Einen überraschend offenen Einblick in Moskaus reale Verlustzahlen gewährte am Sonntag die russische Boulevardzeitung »Komsomolskaja Prawda«. Seit Beginn des Feldzuges gegen die Ukraine seien 9861 russische Soldaten gefallen und 16 153 verletzt worden, meldete das Blatt unter Berufung auf das russische Verteidigungsministerium. Bislang hatte Moskau offiziell von 498 getöteten Soldaten gesprochen. Der Artikel verschwand wenige Stunden nach der Veröffentlichung wieder von der Webseite. Der Kreml äußerte sich zu den Zahlen nicht.
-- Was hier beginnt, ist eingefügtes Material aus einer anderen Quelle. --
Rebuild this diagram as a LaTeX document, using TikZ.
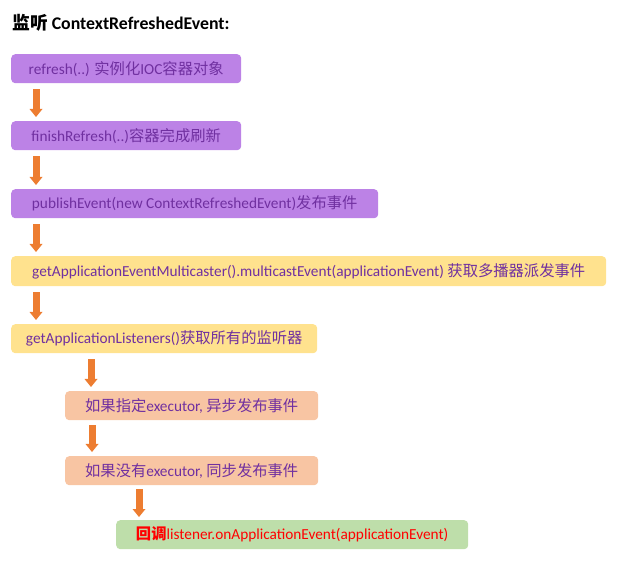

Russlands Verteidigungsminister Sergej Schojgu soll wegen der schweren Verluste in der Ukraine den Kommandierenden der sechsten russischen Armee, Generalleutnant Wladislaw Jerschow, entlassen haben, meldete am Dienstag die ukrainische Nachrichtenagentur Unian.

Nach UN-Angaben vom Montag sind seit Kriegsbeginn fast dreieinhalb Millionen Menschen aus der Ukraine geflohen. Weitere sechseinhalb Millionen seien zu Binnenflüchtlingen im Land geworden.